W wielu krajach ograniczenia związane z pandemią to zaledwie najnowsze z serii środków wprowadzonych przez rządy w ostatnich latach, które już ujawniły niebezpieczny regres w zakresie wolności obywatelskich i uczestnictwa demokratycznego w całej UE.
Niektóre rządy politycznie wykorzystały COVID-19, aby przyspieszyć swoje wysiłki na rzecz powstrzymania aktywizmu, ograniczenia zdolności obywateli do uczestniczenia w demokracji i utrudnienia pracy organów nadzorujących, takich jak organizacje społeczeństwa obywatelskiego.
UE powinna wykorzystywać dostępne narzędzia do przywracania i promowania przestrzeni i wolności obywatelskich
Niestety wczesne ostrzeżenia międzynarodowych organów monitorujących ONZ i Rady Europy oraz organizacji strażniczych okazały się uzasadnione także w kontekście UE. Fakt, że naszym rządom nie udało się zapewnić dostępu do swobód obywatelskich w takim stopniu, na ile było to możliwe, jest powodem do niepokoju, szczególnie w czasie pandemii, kiedy społeczeństwo potrzebuje narzędzi obywatelskiego zaangażowania, aby upewnić się, że ich przedstawiciele dokładają wszelkich starań, aby chronić ich zdrowie.
Obywatele oczekują, że UE pomoże rządom przeprowadzić ich przez pandemię w tak bezpieczny sposób, jak to tylko możliwe. Wielu przywódców UE uznało, że UE musi zrobić więcej, aby uniemożliwić populistycznym autokratom wykorzystywanie niezadowolenia publicznego do podsycania eurosceptycyzmu. Ważne, aby UE chroniła wolności obywatelskie we wszystkich państwach członkowskich i zdecydowanie działała przeciwko rządom, które wykorzystują kryzys, aby uciszyć krytyczne głosy i podważyć demokratyczne mechanizmy kontroli i równowagi.

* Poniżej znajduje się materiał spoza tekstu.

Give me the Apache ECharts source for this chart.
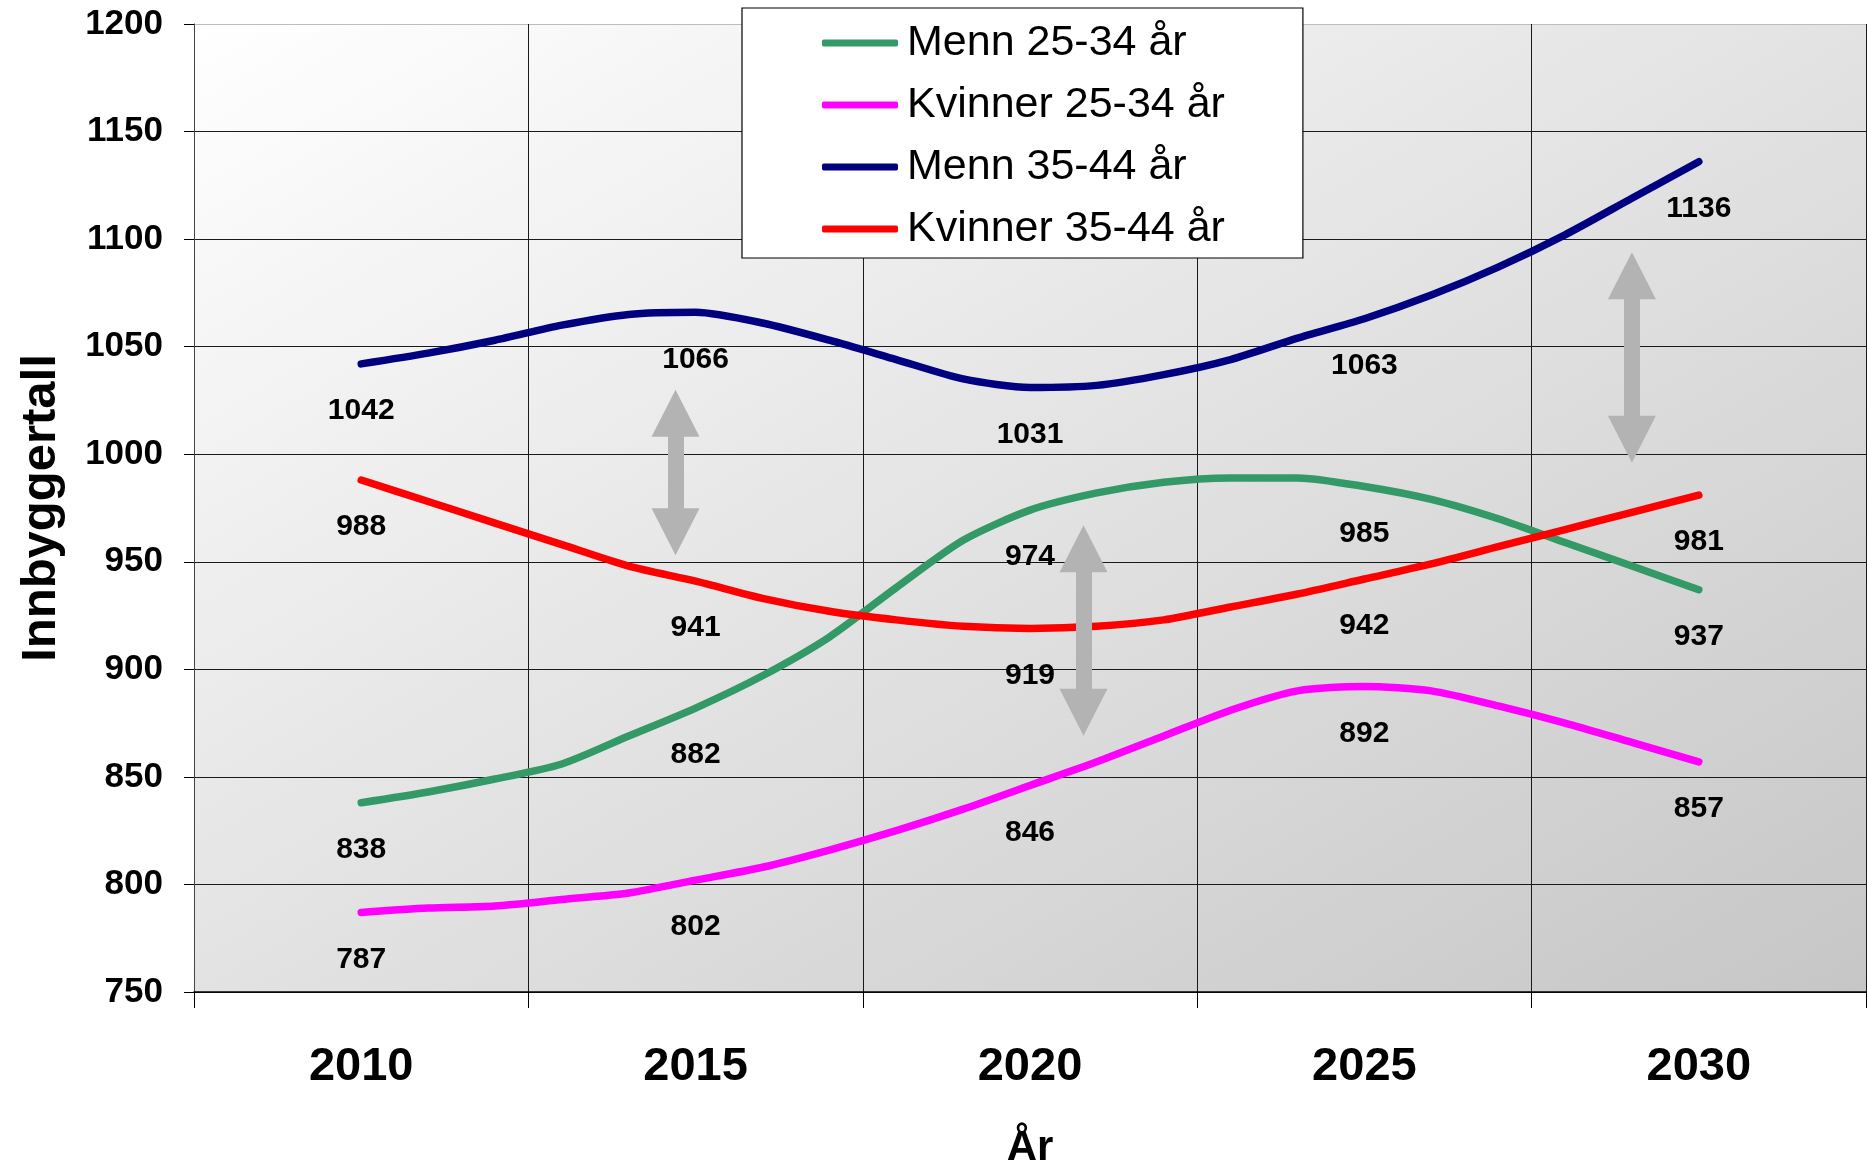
<!DOCTYPE html>
<html>
<head>
<meta charset="utf-8">
<script src="https://cdn.jsdelivr.net/npm/echarts@6/dist/echarts.min.js"></script>
<style>
  html, body { margin: 0; padding: 0; background: #fff; }
  #chart { width: 1867px; height: 1163px; }
</style>
</head>
<body>
<div id="chart"></div>
<script>
const years = [2010, 2011, 2012, 2013, 2014, 2015, 2016, 2017, 2018, 2019, 2020,
  2021, 2022, 2023, 2024, 2025, 2026, 2027, 2028, 2029, 2030]

const menn2534 = [838, 843, 849, 856, 869, 882, 897, 915, 938, 960, 974,
  982, 987, 989, 989, 985, 979, 970, 959, 948, 937]
const kvinner2534 = [787, 789, 790, 793, 796, 802, 808, 816, 825, 835, 846,
  857, 869, 881, 890, 892, 890, 883, 875, 866, 857]
const menn3544 = [1042, 1047, 1053, 1060, 1065, 1066, 1061, 1053, 1044, 1035, 1031,
  1032, 1037, 1044, 1054, 1063, 1074, 1087, 1102, 1119, 1136]
const kvinner3544 = [988, 978, 968, 958, 948, 941, 933, 927, 923, 920, 919,
  920, 923, 929, 935, 942, 949, 957, 965, 973, 981]

const seriesNames = ['Menn 25-34 år', 'Kvinner 25-34 år', 'Menn 35-44 år', 'Kvinner 35-44 år']
const seriesColors = ['#339966', '#ff00ff', '#000080', '#ff0000']

// years that get a value label, and where the year labels sit
const labelYears = [2010, 2015, 2020, 2025, 2030]
// vertical grid lines fall between the labelled years
const gridYears = [2007.5, 2012.5, 2017.5, 2022.5, 2027.5, 2032.5]

// grey double arrows (centre of each arrow head)
const arrowYears = [2014.7, 2020.8, 2029.0]
const arrowTop = [1019, 956, 1083]
const arrowBottom = [964, 880, 1007]

const font = '"Liberation Sans", Arial, sans-serif'

const chart = echarts.init(document.getElementById('chart'))

function lineSeries(name, values, color) {
  return {
    name: name,
    type: 'line',
    data: years.map((y, i) => [y, values[i]]),
    symbol: 'circle',
    symbolSize: 2,
    showSymbol: true,
    smooth: 0.25,
    z: 3,
    itemStyle: { color: color },
    lineStyle: { color: color, width: 7.5, cap: 'round', join: 'round' },
    label: {
      show: true,
      position: 'bottom',
      distance: 31,
      fontFamily: font,
      fontWeight: 'bold',
      fontSize: 30,
      lineHeight: 30,
      color: '#000',
      formatter: p => labelYears.includes(p.value[0]) ? String(p.value[1]) : ''
    },
    emphasis: { disabled: true }
  }
}

const allValues = [menn2534, kvinner2534, menn3544, kvinner3544]
const series = seriesNames.map((n, i) => lineSeries(n, allValues[i], seriesColors[i]))

series.push({
  name: 'piler',
  type: 'line',
  data: [],
  z: 5,
  markLine: {
    silent: true,
    animation: false,
    symbol: ['triangle', 'triangle'],
    symbolSize: [48, 47],
    lineStyle: { color: '#b3b3b3', width: 16, type: 'solid', opacity: 1 },
    itemStyle: { color: '#b3b3b3' },
    label: { show: false },
    emphasis: { disabled: true },
    data: arrowYears.map((yr, i) => [
      { coord: [yr, arrowTop[i]] },
      { coord: [yr, arrowBottom[i]] }
    ])
  }
})

const option = {
  animation: false,
  backgroundColor: '#fff',
  grid: {
    left: 194, right: 1, top: 24, bottom: 171,
    outerBoundsMode: 'none',
    containLabel: false,
    show: true,
    borderWidth: 0,
    backgroundColor: new echarts.graphic.LinearGradient(0, 0, 0.5, 1.5, [
      { offset: 0, color: '#ffffff' },
      { offset: 1, color: '#c6c6c6' }
    ])
  },
  legend: {
    data: seriesNames,
    orient: 'vertical',
    left: 742,
    top: 8,
    padding: [10, 78, 4, 80],
    itemGap: 12,
    itemWidth: 76,
    itemHeight: 7,
    icon: 'roundRect',
    backgroundColor: '#fff',
    borderColor: '#000',
    borderWidth: 1.2,
    textStyle: {
      fontFamily: font,
      fontSize: 43,
      lineHeight: 50,
      color: '#000',
      padding: [0, 0, 0, 4]
    }
  },
  xAxis: {
    type: 'value',
    min: 2007.5,
    max: 2032.5,
    name: 'År',
    nameLocation: 'middle',
    nameGap: 135,
    nameTextStyle: { fontFamily: font, fontWeight: 'bold', fontSize: 42, color: '#000' },
    axisLine: { show: true, onZero: false, lineStyle: { color: '#000', width: 1.5 } },
    axisTick: { show: true, length: 16, customValues: gridYears, lineStyle: { color: '#000', width: 1 } },
    axisLabel: {
      customValues: labelYears,
      formatter: v => String(v),
      fontFamily: font,
      fontWeight: 'bold',
      fontSize: 47,
      margin: 52,
      color: '#000'
    },
    splitLine: { show: true, lineStyle: { color: '#1a1a1a', width: 1 } }
  },
  yAxis: {
    type: 'value',
    min: 750,
    max: 1200,
    interval: 50,
    name: 'Innbyggertall',
    nameLocation: 'middle',
    nameGap: 128,
    nameTextStyle: { fontFamily: font, fontWeight: 'bold', fontSize: 49, color: '#000' },
    axisLine: { show: true, lineStyle: { color: '#444', width: 1 } },
    axisTick: { show: true, length: 10, lineStyle: { color: '#000' } },
    axisLabel: {
      formatter: v => String(v),
      fontFamily: font,
      fontWeight: 'bold',
      fontSize: 35,
      margin: 31,
      color: '#000'
    },
    splitLine: {
      show: true,
      lineStyle: {
        color: ['#1a1a1a', '#1a1a1a', '#1a1a1a', '#1a1a1a', '#1a1a1a',
          '#1a1a1a', '#1a1a1a', '#1a1a1a', '#1a1a1a', '#bdbdbd'],
        width: 1
      }
    }
  },
  series: series
}

chart.setOption(option)
</script>
</body>
</html>
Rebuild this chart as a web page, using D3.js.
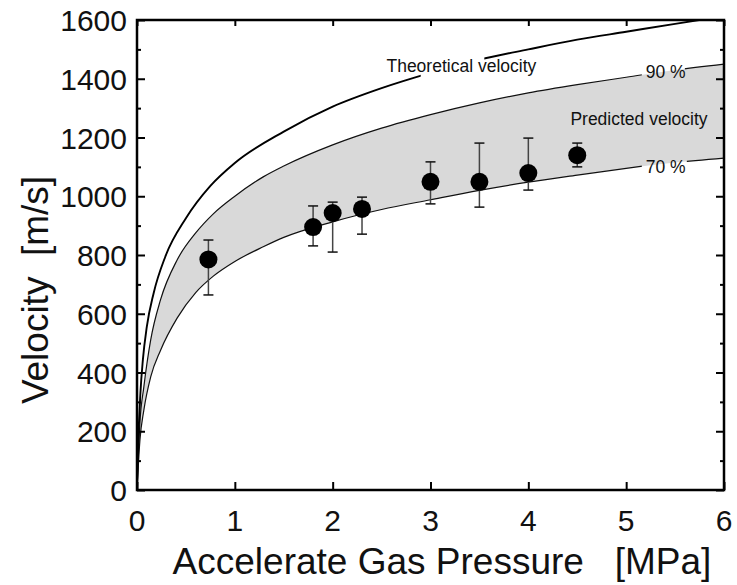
<!DOCTYPE html>
<html>
<head>
<meta charset="utf-8">
<script src="https://cdn.jsdelivr.net/npm/d3@7"></script>
<style>
  body { margin: 0; background: #fff; }
  text { font-family: Arial, "Liberation Sans", sans-serif; fill: #111; }
</style>
</head>
<body>
<svg id="chart" width="737" height="585"></svg>
<script>
// measured points
const pressure = [0.73, 1.8, 2.0, 2.3, 3.0, 3.5, 4.0, 4.5];
const velocity = [785, 895, 943, 957, 1049, 1049, 1079, 1140];
const errTop = [851, 967, 980, 997, 1117, 1181, 1198, 1181];
const errBottom = [664, 831, 810, 871, 974, 963, 1021, 1100];

// theoretical curve
const theoP = [0, 0.007, 0.035, 0.06, 0.1, 0.17, 0.29, 0.5, 0.75, 1.0, 1.5, 2.0, 2.5, 3.0, 3.5, 4.0, 4.5, 5.0, 5.5, 5.75];
const theoV = [0, 100, 330, 443, 555, 670, 795, 925, 1035, 1113, 1220, 1305, 1368, 1420, 1465, 1500, 1533, 1560, 1587, 1600];

// predicted band, 90 % and 70 %
const bandP = [0, 0.03, 0.07, 0.14, 0.24, 0.41, 0.6, 0.78, 1.0, 1.29, 1.5, 2.0, 2.5, 3.0, 3.5, 4.0, 4.5, 5.0, 5.5, 6.0];
const band90 = [0, 230, 351, 511, 647, 783, 875, 940, 1000, 1066, 1103, 1175, 1232, 1278, 1318, 1352, 1380, 1405, 1430, 1450];
const band70 = [0, 170, 272, 385, 475, 585, 672, 728, 778, 828, 860, 913, 955, 988, 1020, 1048, 1072, 1095, 1115, 1130];

const xTicks = [0, 1, 2, 3, 4, 5, 6];
const yTicks = [0, 200, 400, 600, 800, 1000, 1200, 1400, 1600];
const yMinorTicks = [100, 300, 500, 700, 900, 1100, 1300, 1500];

const width = 737;
const height = 585;
const margin = { top: 20, right: 13, bottom: 95, left: 137 };
const w = width - margin.left - margin.right;
const h = height - margin.top - margin.bottom;

const svg = d3.select('#chart');
const g = svg.append('g').attr('transform', `translate(${margin.left},${margin.top})`);

const x = d3.scaleLinear().domain([0, 6]).range([0, w]);
const y = d3.scaleLinear().domain([0, 1600]).range([h, 0]);

const defs = svg.append('defs');
defs.append('clipPath').attr('id', 'plot')
  .append('rect').attr('width', w).attr('height', h);

// clip that leaves a gap in a line where its label sits
const gapClip = (id, p0, p1) => {
  const cp = defs.append('clipPath').attr('id', id);
  cp.append('rect').attr('x', 0).attr('y', 0).attr('width', x(p0)).attr('height', h);
  cp.append('rect').attr('x', x(p1)).attr('y', 0).attr('width', w - x(p1)).attr('height', h);
};
gapClip('gapTheo', 2.9, 3.55);
gapClip('gap90', 5.16, 5.6);
gapClip('gap70', 5.16, 5.62);

const plot = g.append('g').attr('clip-path', 'url(#plot)');

const bandData = bandP.map((p, i) => ({ p, hi: band90[i], lo: band70[i] }));

plot.append('path')
  .datum(bandData)
  .attr('fill', '#d9d9d9')
  .attr('d', d3.area()
    .x(d => x(d.p))
    .y0(d => y(d.lo))
    .y1(d => y(d.hi))
    .curve(d3.curveMonotoneX));

const lineGen = d3.line().x(d => x(d[0])).y(d => y(d[1])).curve(d3.curveMonotoneX);

plot.append('g').attr('clip-path', 'url(#gap90)')
  .append('path')
  .datum(bandP.map((p, i) => [p, band90[i]]))
  .attr('fill', 'none').attr('stroke', '#111').attr('stroke-width', 1.2)
  .attr('d', lineGen);

plot.append('g').attr('clip-path', 'url(#gap70)')
  .append('path')
  .datum(bandP.map((p, i) => [p, band70[i]]))
  .attr('fill', 'none').attr('stroke', '#111').attr('stroke-width', 1.2)
  .attr('d', lineGen);

plot.append('g').attr('clip-path', 'url(#gapTheo)')
  .append('path')
  .datum(theoP.map((p, i) => [p, theoV[i]]))
  .attr('fill', 'none').attr('stroke', '#000').attr('stroke-width', 1.9)
  .attr('d', lineGen);

// error bars
const pts = pressure.map((p, i) => ({ p, v: velocity[i], top: errTop[i], bot: errBottom[i] }));
const bars = g.append('g');
bars.selectAll('line.stem').data(pts).enter().append('line')
  .attr('x1', d => x(d.p)).attr('x2', d => x(d.p))
  .attr('y1', d => y(d.top)).attr('y2', d => y(d.bot))
  .attr('stroke', '#444').attr('stroke-width', 1.5);
['top', 'bot'].forEach(k => {
  bars.selectAll(`line.cap-${k}`).data(pts).enter().append('line')
    .attr('x1', d => x(d.p) - 5).attr('x2', d => x(d.p) + 5)
    .attr('y1', d => y(d[k])).attr('y2', d => y(d[k]))
    .attr('stroke', '#111').attr('stroke-width', 1.5);
});

g.append('g').selectAll('circle').data(pts).enter().append('circle')
  .attr('cx', d => x(d.p)).attr('cy', d => y(d.v)).attr('r', 9)
  .attr('fill', '#000');

// curve labels
const label = (text, p, v) => g.append('text')
  .attr('x', x(p)).attr('y', y(v))
  .style('font-size', '17.5px')
  .text(text);
label('Theoretical velocity', 2.55, 1423);
label('90 %', 5.2, 1402);
label('70 %', 5.2, 1079);
label('Predicted velocity', 4.43, 1242);

// axes: ticks point inward on all four sides
const tick = (sel, vals, size) => sel.tickValues(vals).tickSize(size).tickFormat('');
g.append('g').attr('transform', `translate(0,${h})`).call(tick(d3.axisTop(x), xTicks, 8));
g.append('g').call(tick(d3.axisBottom(x), xTicks, 6));
g.append('g').call(tick(d3.axisRight(y), yTicks, 8));
g.append('g').call(tick(d3.axisRight(y), yMinorTicks, 4));
g.append('g').attr('transform', `translate(${w},0)`).call(tick(d3.axisLeft(y), yTicks, 8));
g.append('g').attr('transform', `translate(${w},0)`).call(tick(d3.axisLeft(y), yMinorTicks, 4));
g.selectAll('.domain').remove();
g.selectAll('.tick line').attr('stroke', '#000').attr('stroke-width', 2);

g.append('rect')
  .attr('width', w).attr('height', h)
  .attr('fill', 'none').attr('stroke', '#000').attr('stroke-width', 2.5);

// tick labels
g.append('g').selectAll('text').data(xTicks).enter().append('text')
  .attr('x', d => x(d)).attr('y', h + 41)
  .attr('text-anchor', 'middle')
  .style('font-size', '30px')
  .text(d => d);
g.append('g').selectAll('text').data(yTicks).enter().append('text')
  .attr('x', -10).attr('y', d => y(d) + 11)
  .attr('text-anchor', 'end')
  .style('font-size', '30px')
  .text(d => d);

// axis titles
svg.append('text')
  .attr('x', 442).attr('y', 574)
  .attr('text-anchor', 'middle')
  .style('font-size', '37px')
  .attr('xml:space', 'preserve')
  .text('Accelerate Gas Pressure   [MPa]');
svg.append('text')
  .attr('transform', 'translate(48,290) rotate(-90)')
  .attr('text-anchor', 'middle')
  .style('font-size', '37px')
  .attr('xml:space', 'preserve')
  .text('Velocity  [m/s]');
</script>
</body>
</html>
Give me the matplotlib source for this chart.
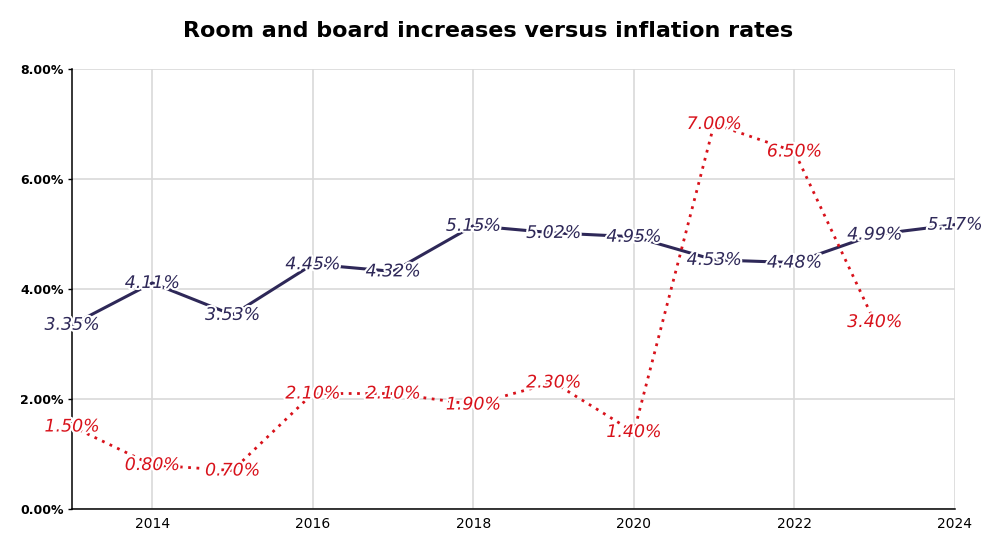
import matplotlib
matplotlib.use("Agg")
import matplotlib.pyplot as plt
import matplotlib.patheffects as pe
from matplotlib.ticker import FuncFormatter

years_rb = [2013, 2014, 2015, 2016, 2017, 2018, 2019, 2020, 2021, 2022, 2023, 2024]
room_board = [3.35, 4.11, 3.53, 4.45, 4.32, 5.15, 5.02, 4.95, 4.53, 4.48, 4.99, 5.17]
years_inf = [2013, 2014, 2015, 2016, 2017, 2018, 2019, 2020, 2021, 2022, 2023]
inflation = [1.50, 0.80, 0.70, 2.10, 2.10, 1.90, 2.30, 1.40, 7.00, 6.50, 3.40]
x_ticks = [2014, 2016, 2018, 2020, 2022, 2024]
y_ticks = [0, 2, 4, 6, 8]

navy = "#2e2858"
red = "#d8121b"

fig = plt.figure(figsize=(9.85, 5.51), dpi=100)
ax = fig.add_axes([0.0731, 0.0762, 0.8964, 0.7986])

ax.plot(years_rb, room_board, color=navy, linewidth=2.2, solid_capstyle="round", zorder=3)
ax.plot(years_inf, inflation, color=red, linewidth=2.0, linestyle=(0, (1, 2)), zorder=3)

# labels sit on the points, white halo hides the line behind the glyphs
halo = [pe.withStroke(linewidth=3, foreground="white")]
for x, y in zip(years_rb, room_board):
    ax.text(x, y, "%.2f%%" % y, color=navy, fontsize=12.5, style="italic",
            ha="center", va="center", path_effects=halo, zorder=4)
for x, y in zip(years_inf, inflation):
    ax.text(x, y, "%.2f%%" % y, color=red, fontsize=12.5, style="italic",
            ha="center", va="center", path_effects=halo, zorder=4)

ax.set_xlim(2013, 2024)
ax.set_ylim(0, 8)
ax.set_xticks(x_ticks)
ax.set_yticks(y_ticks)
ax.yaxis.set_major_formatter(FuncFormatter(lambda v, p: "%.2f%%" % v))
ax.tick_params(axis="y", labelsize=9, length=3, width=1, pad=3)
ax.tick_params(axis="x", labelsize=10, length=0, pad=6)
for lbl in ax.get_yticklabels():
    lbl.set_fontweight("bold")

ax.grid(True, color="#d9d9d9", linewidth=1.2, zorder=0)
ax.set_axisbelow(True)
ax.spines["top"].set_visible(False)
ax.spines["right"].set_visible(False)
ax.spines["left"].set_color("black")
ax.spines["bottom"].set_color("black")
ax.spines["left"].set_linewidth(1.1)
ax.spines["bottom"].set_linewidth(1.1)

fig.suptitle("Room and board increases versus inflation rates", fontsize=16,
             fontweight="bold", x=0.495, y=0.962)

fig.savefig("out.png", dpi=100)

Greenpeace oraz Civil Liberties Union for Europe w swoim raporcie sugerują, że instytucje UE powinny wykorzystać dostępne im opcje w celu przywrócenia i promowania przestrzeni i wolności obywatelskich – tak, aby obywatele mogli się upewnić, zarówno w kontekście pandemii, jak i poza nią, że ich rządy służą i pracują dla ich dobra.